Case II is more complicated to address than Case I, because each of the four mines surrounding the 3-by-3 region can be in any of three possible positions. Moreover, empty 3-by-3 regions can potentially overlap slightly. Nevertheless, if we consider only the portion of the 3-by-3 region which belongs to no other 3-by-3 regions, the average score is still at least 20, with equality if and only if the mines are arranged to resemble a portion of the density-1/10 lattice. This is true even after we perform any reductions associated with Case I.

Convincing yourself is a matter of testing each of the possible sub-cases for Case II (there are at most 81, and this quickly reduces when you take symmetry into account).

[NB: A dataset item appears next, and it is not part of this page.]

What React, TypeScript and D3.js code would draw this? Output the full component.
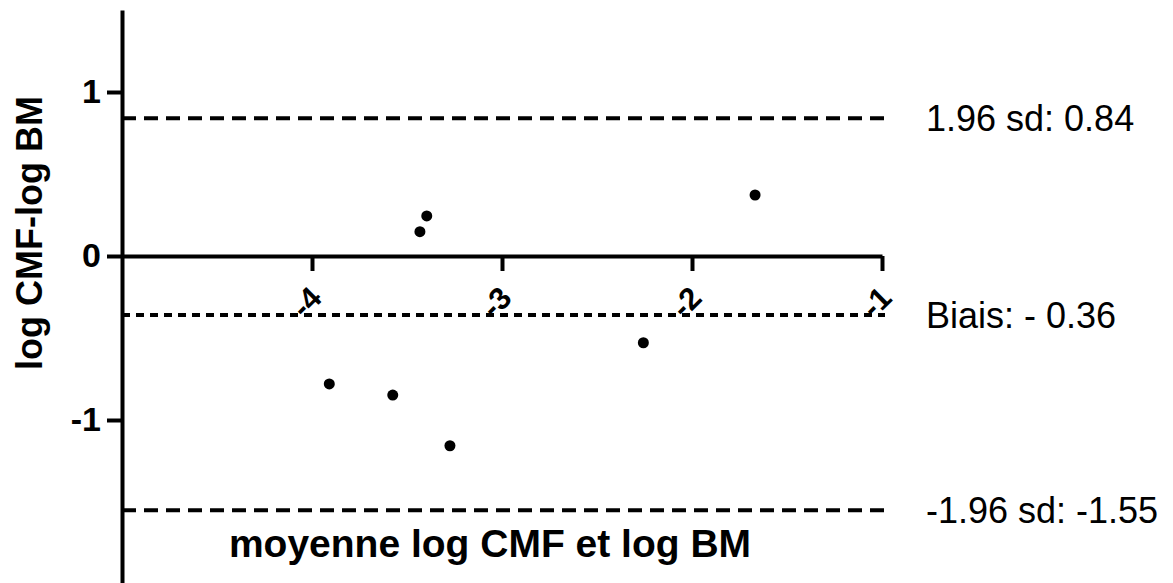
import { useEffect, useRef } from 'react'
import * as d3 from 'd3'

// Bland-Altman: mean of log CMF and log BM vs difference
const meanLog = [-3.396, -3.432, -3.909, -3.575, -3.274, -2.256, -1.668]
const diffLog = [0.244, 0.148, -0.780, -0.848, -1.157, -0.529, 0.372]

const xTicks = [-4, -3, -2, -1]
const yTicks = [-1, 0, 1]

const upperLimit = 0.84
const bias = -0.36
const lowerLimit = -1.55
const limitLabels = ['1.96 sd: 0.84', 'Biais: - 0.36', '-1.96 sd: -1.55']

const FONT = '"Liberation Sans", Arial, sans-serif'

export default function App() {
  const svgRef = useRef<SVGSVGElement>(null)

  useEffect(() => {
    if (!svgRef.current) return
    const width = 1173
    const height = 583

    const svg = d3.select(svgRef.current)
    svg.selectAll('*').remove()
    svg.attr('width', width).attr('height', height)

    const x = d3.scaleLinear().domain([-5, -1]).range([122, 882])
    const y = d3.scaleLinear().domain([-2, 1.5]).range([584, 10])

    const g = svg.append('g')

    // limit lines
    const lines = [
      { v: upperLimit, dash: '14,8', label: limitLabels[0] },
      { v: bias, dash: '8,6', label: limitLabels[1] },
      { v: lowerLimit, dash: '14,8', label: limitLabels[2] },
    ]
    lines.forEach(l => {
      g.append('line')
        .attr('x1', x(-5)).attr('x2', x(-1) + 3)
        .attr('y1', y(l.v)).attr('y2', y(l.v))
        .attr('stroke', '#000').attr('stroke-width', 4)
        .attr('stroke-dasharray', l.dash)
      g.append('text')
        .attr('x', 926).attr('y', y(l.v)).attr('dy', '0.35em')
        .attr('font-family', FONT).attr('font-size', 36).attr('fill', '#000')
        .text(l.label)
    })

    // y axis
    g.append('g').attr('transform', `translate(${x(-5)},0)`)
      .call(d3.axisLeft(y).tickValues(yTicks).tickSize(15).tickSizeOuter(0).tickPadding(6).tickFormat(d => `${d}`))
      .call(ax => {
        ax.select('.domain').attr('stroke', '#000').attr('stroke-width', 4)
        ax.selectAll('.tick line').attr('stroke', '#000').attr('stroke-width', 4)
        ax.selectAll('.tick text').attr('fill', '#000').attr('font-size', 34).attr('font-weight', 'bold').attr('font-family', FONT)
      })

    // x axis drawn at y = 0
    const xa = g.append('g').attr('transform', `translate(0,${y(0)})`)
      .call(d3.axisBottom(x).tickValues(xTicks).tickSize(15).tickSizeOuter(0).tickFormat(() => ''))
    xa.select('.domain').attr('stroke', '#000').attr('stroke-width', 4)
    xa.selectAll('.tick line').attr('stroke', '#000').attr('stroke-width', 4)

    // rotated x tick labels
    g.append('g').selectAll('text').data(xTicks).enter().append('text')
      .attr('transform', d => `translate(${x(d) - 6},${y(0) + 46}) rotate(-45)`)
      .attr('text-anchor', 'middle').attr('dy', '0.35em')
      .attr('font-family', FONT).attr('font-size', 31).attr('font-weight', 'bold').attr('fill', '#000')
      .text(d => `${d}`)

    // points
    g.append('g').selectAll('circle').data(meanLog).enter().append('circle')
      .attr('cx', d => x(d)).attr('cy', (_, i) => y(diffLog[i]))
      .attr('r', 5.5).attr('fill', '#000')

    // axis titles
    g.append('text').attr('x', 490).attr('y', 557).attr('text-anchor', 'middle')
      .attr('font-family', FONT).attr('font-size', 39).attr('font-weight', 'bold').attr('fill', '#000')
      .text('moyenne log CMF et log BM')
    g.append('text').attr('transform', 'translate(42,233) rotate(-90)').attr('text-anchor', 'middle')
      .attr('font-family', FONT).attr('font-size', 36).attr('font-weight', 'bold').attr('fill', '#000')
      .text('log CMF-log BM')
  }, [])

  return (
    <div style={{ position: 'absolute', left: 0, top: 0, background: '#fff' }}>
      <svg ref={svgRef} style={{ display: 'block' }} />
    </div>
  )
}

What have convolutions ever done for us?

In addition to solving this rather niche problem in Corbynatorial geometry, convolutions have a wealth of other applications.

• Even if we restrict ourselves to considering convolutions of an arbitrary function on a square grid with a small finitely-supported kernel, this is useful for image-processing. Common edge-detection algorithms use this concept, right up to the sophisticated convolutional neural networks underlying Google’s image recognition software. These are explained very clearly in various places.
• A continuous analogue is taking a convolution of measurable functions over $\mathbb{R}^n$ or the torus obtained by quotienting by a lattice. Gaussian kernels are often used.
• More generally, one can convolve continuous functions over an arbitrary compact group. In the cases where the group is Abelian, this can be computed quickly by means of a Fourier transform (although this is typically overkill when the kernel has small finite support).